Like other custom game modes, URF offers an experience that sits precariously between simple diversion and undermining alternative. By attempting to “abolish anti-fun,” Riot has drastically sped up the game experience and focused play into extreme spell flurries that naturally upset the balance of play. As a result, some, like Erik, fear “Summoner’s Rift will feel inferior and limited in comparison to itself on steroids.”

While the pace of the game is certainly ramped up to an extreme, the significant imbalances inherent in URF mode are in many ways more limiting than traditional Rift games. With no concern for cooldowns or attack speed, item variance shrinks dramatically in URF, with most item builds focusing on pure damage output. Likewise, particular champions who can now ignore cooldown reduction and focus on other items become especially powerful, which results in some very frequent appearances of champions like Kayle and Nidalee (both of whom Riot has removed from the queue as their particularly unbalanced power in these games became clearer).

Beyond its frenetic pace, why would players willingly remove elements of the game from their own matches? The answer for URF is the same as it is for ARAM, even when it was still a custom game mode back in 2011, by submitting themselves to constraints, players are distilling some of their favorite aspects of League of Legends into powerfully exhilarating experiences. In doing so, they also partake in a profoundly educational experience.

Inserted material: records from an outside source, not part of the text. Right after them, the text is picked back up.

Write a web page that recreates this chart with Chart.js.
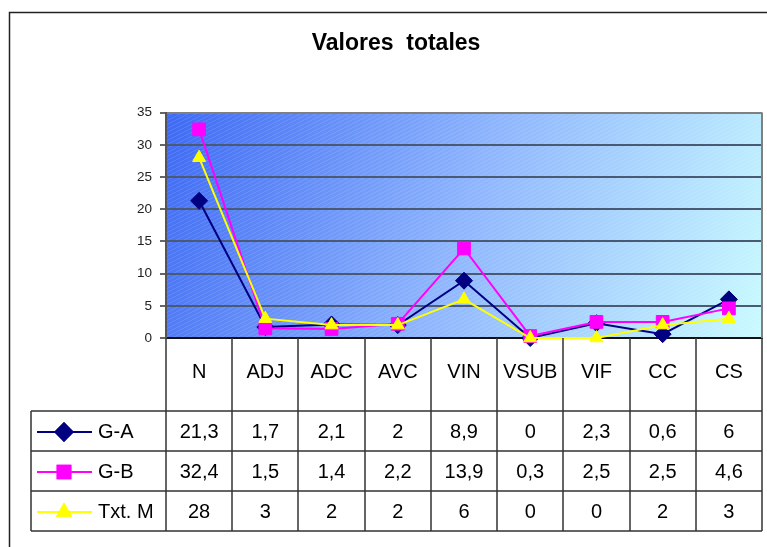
<!DOCTYPE html>
<html lang="es">
<head>
    <meta charset="UTF-8">
    <title>Valores totales</title>
    <script src="https://cdn.jsdelivr.net/npm/chart.js"></script>
    <style>
        body {
            margin: 0;
            background: #fff;
        }
        .chart-container {
            width: 767px;
            height: 547px;
        }
    </style>
</head>
<body>
    <div class="chart-container">
        <canvas id="totalesChart"></canvas>
    </div>

    <script>
    // --- data ---
    const categories = ['N', 'ADJ', 'ADC', 'AVC', 'VIN', 'VSUB', 'VIF', 'CC', 'CS'];
    const seriesNames = ['G-A', 'G-B', 'Txt. M'];
    const grupoA = [21.3, 1.7, 2.1, 2, 8.9, 0, 2.3, 0.6, 6];
    const grupoB = [32.4, 1.5, 1.4, 2.2, 13.9, 0.3, 2.5, 2.5, 4.6];
    const textoM = [28, 3, 2, 2, 6, 0, 0, 2, 3];
    const yTicks = { min: 0, max: 35, step: 5 };

    const fontFamily = "'Liberation Sans', Arial, sans-serif";
    Chart.defaults.font.family = fontFamily;

    function fmt(v) {
        return String(v).replace('.', ',');
    }

    // outer frame, gradient plot background, right border of plot
    const frameAndBackground = {
        id: 'frameAndBackground',
        beforeDraw(chart) {
            const { ctx, chartArea: a } = chart;
            ctx.save();
            ctx.strokeStyle = '#222';
            ctx.lineWidth = 1.5;
            ctx.beginPath();
            ctx.moveTo(9.5, chart.height + 5);
            ctx.lineTo(9.5, 12.5);
            ctx.lineTo(chart.width + 5, 12.5);
            ctx.stroke();

            const g = ctx.createLinearGradient(a.left, a.top, a.right, a.bottom);
            g.addColorStop(0, '#3d69f4');
            g.addColorStop(0.5, '#8fb6fd');
            g.addColorStop(1, '#cafbff');
            ctx.fillStyle = g;
            ctx.fillRect(a.left, a.top, a.right - a.left, a.bottom - a.top);

            // faint diagonal hatch
            const p = document.createElement('canvas');
            p.width = 8; p.height = 4;
            const pc = p.getContext('2d');
            pc.strokeStyle = 'rgba(255,255,255,0.13)';
            pc.lineWidth = 1;
            pc.beginPath();
            pc.moveTo(0, 4); pc.lineTo(8, 0);
            pc.stroke();
            ctx.fillStyle = ctx.createPattern(p, 'repeat');
            ctx.fillRect(a.left, a.top, a.right - a.left, a.bottom - a.top);
            ctx.restore();
        },
        beforeDatasetsDraw(chart) {
            const { ctx, chartArea: a } = chart;
            ctx.save();
            ctx.strokeStyle = '#808080';
            ctx.lineWidth = 2;
            ctx.beginPath();
            ctx.moveTo(a.right, a.top);
            ctx.lineTo(a.right, a.bottom);
            ctx.stroke();
            ctx.restore();
        }
    };

    // data table under the plot, aligned with the x scale
    const dataTable = {
        id: 'dataTable',
        afterDraw(chart) {
            const { ctx, chartArea: a, scales: { x } } = chart;
            const datasets = chart.data.datasets;
            const colW = (a.right - a.left) / categories.length;
            const top = a.bottom;
            const bottom = x.bottom;
            const rowH = 40;
            const firstRow = bottom - rowH * datasets.length;
            const legendLeft = 31;

            ctx.save();
            ctx.strokeStyle = '#333';
            ctx.lineWidth = 1.5;
            ctx.beginPath();
            for (let i = 0; i <= categories.length; i++) {
                const px = Math.round(a.left + i * colW);
                ctx.moveTo(px, top);
                ctx.lineTo(px, bottom);
            }
            ctx.moveTo(legendLeft, firstRow);
            ctx.lineTo(legendLeft, bottom);
            for (let r = 0; r <= datasets.length; r++) {
                const py = Math.round(firstRow + r * rowH);
                ctx.moveTo(legendLeft, py);
                ctx.lineTo(a.right, py);
            }
            ctx.stroke();

            ctx.font = '20px ' + fontFamily;
            ctx.fillStyle = '#000';
            ctx.textBaseline = 'middle';
            datasets.forEach((ds, r) => {
                const cy = firstRow + r * rowH + rowH / 2 + 1;
                // legend key
                ctx.strokeStyle = ds.borderColor;
                ctx.lineWidth = 2;
                ctx.beginPath();
                ctx.moveTo(37, cy);
                ctx.lineTo(92, cy);
                ctx.stroke();
                Chart.helpers.drawPoint(ctx, {
                    pointStyle: ds.pointStyle,
                    radius: ds.pointRadius,
                    rotation: 0,
                    borderWidth: 1
                }, 64, cy);
                ctx.fillStyle = ds.backgroundColor;
                ctx.strokeStyle = ds.borderColor;
                ctx.fill();
                ctx.stroke();

                ctx.fillStyle = '#000';
                ctx.textAlign = 'left';
                ctx.fillText(ds.label, 98, cy);
                ctx.textAlign = 'center';
                ds.data.forEach((v, i) => {
                    ctx.fillText(fmt(v), x.getPixelForValue(i), cy);
                });
            });
            ctx.restore();
        }
    };

    function series(label, data, color, style, radius, order) {
        return {
            label: label,
            data: data,
            borderColor: color,
            backgroundColor: color,
            borderWidth: 2,
            pointStyle: style,
            pointRadius: radius,
            pointHoverRadius: radius,
            pointBorderWidth: 1,
            order: order,
            clip: false,
            tension: 0
        };
    }

    const ctx = document.getElementById('totalesChart').getContext('2d');
    new Chart(ctx, {
        type: 'line',
        data: {
            labels: categories,
            datasets: [
                series(seriesNames[0], grupoA, '#000080', 'rectRot', 8.5, 3),
                series(seriesNames[1], grupoB, '#ff00ff', 'rect', 9, 2),
                series(seriesNames[2], textoM, '#ffff00', 'triangle', 7.5, 1)
            ]
        },
        plugins: [frameAndBackground, dataTable],
        options: {
            responsive: true,
            maintainAspectRatio: false,
            animation: false,
            layout: {
                autoPadding: false,
                padding: { left: 30, right: 5, top: 0, bottom: 16 }
            },
            plugins: {
                legend: { display: false },
                tooltip: { enabled: false },
                title: {
                    display: true,
                    text: 'Valores  totales',
                    color: '#000',
                    font: { size: 23, weight: 'bold' },
                    padding: { top: 30, bottom: 55 }
                }
            },
            scales: {
                x: {
                    offset: true,
                    afterFit(scale) {
                        scale.height = 193;
                        scale.paddingLeft = 0;
                        scale.paddingRight = 0;
                    },
                    grid: { display: false, drawTicks: false },
                    border: { display: true, color: '#111', width: 2 },
                    ticks: {
                        color: '#000',
                        padding: 22,
                        maxRotation: 0,
                        font: { size: 20 }
                    }
                },
                y: {
                    min: yTicks.min,
                    max: yTicks.max,
                    afterFit(scale) { scale.width = 136; },
                    ticks: {
                        stepSize: yTicks.step,
                        color: '#222',
                        padding: 8,
                        font: { size: 13.5 }
                    },
                    grid: {
                        color: c => c.tick && c.tick.value === yTicks.max ? '#808080'
                            : (c.tick && c.tick.value === 0 ? '#111' : '#4b5a73'),
                        lineWidth: 2,
                        tickLength: 6,
                        tickColor: '#333',
                        tickWidth: 1.5
                    },
                    border: { display: true, color: '#555', width: 2 }
                }
            }
        }
    });
    </script>
</body>
</html>
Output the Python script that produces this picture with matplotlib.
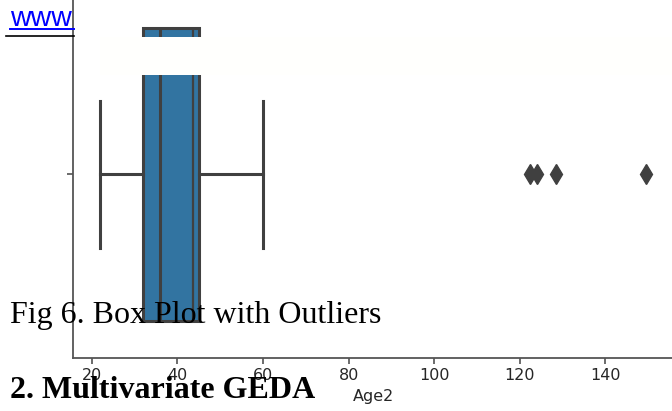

With so many abilities flying left and right, URF provides an excellent testing ground for skill dodging, as Erik mentions in his own post. The importance of positioning, in both solo fights and team fights, is heightened to an extreme. Likewise, reading the battlefield during heated battles becomes incredibly important. Players move concern away from resource management and towards position and map awareness. These skills they hone don’t go away when they move on from URF.

The same goes for teamwork competence. For an excellent example, check out the professional match between North American teams Cloud 9 and Team SoloMid below. As part of the April Fools’ extravaganza, the two teams played against each other with all the madness that Ultra Rapid Fire entails. Even with the chaos of URF, their absolute mastery of the game is still on display. Their communication remains top notch and even Kobe’s interruption mid-match demonstrates TheOddOne’s calm under pressure. Excellent timing, communication, and synergy all become increasingly important as aspects of traditional League of Legends are stripped from the experience.

Breaking a game, any game really, is a powerful learning opportunity and everyone who has played Ultra Rapid Fire mode should have a new found respect for Riot Game’s stellar balancing skills. Indeed, intentionally unbalancing the game also makes us all better critical players, and not just of League of Legends, but of all competitive multiplayer games. Wrapping your mind around the possibilities that URF provides is in some ways an exercise in game design. Who might stand out that would otherwise be overlooked? What abilities or play styles should one most emulate or avoid? Experimenting with broken design lets you examine the ways small changes could have profound effects on play. We are all better for having played an unbalanced version of a well designed game.

All that being said, Erik is right, URF should definitely be temporary, but not because it takes the joy out of League of Legends. Rather, the diluted experience is too much of a good thing. When Riot removes URF, we go back to League with new skills to try out and new ways to appreciate the game, which in turn prepares us for Riot’s next educational experiment. Even now, Riot is already trying to balance URF, which as I see it actually undermines the beauty of its extremes. We should embrace the madness, rejoice in the irony of Riot’s attempt to “abolish anti-fun,” which only magnifies the significance of their masterfully crafted competitive game.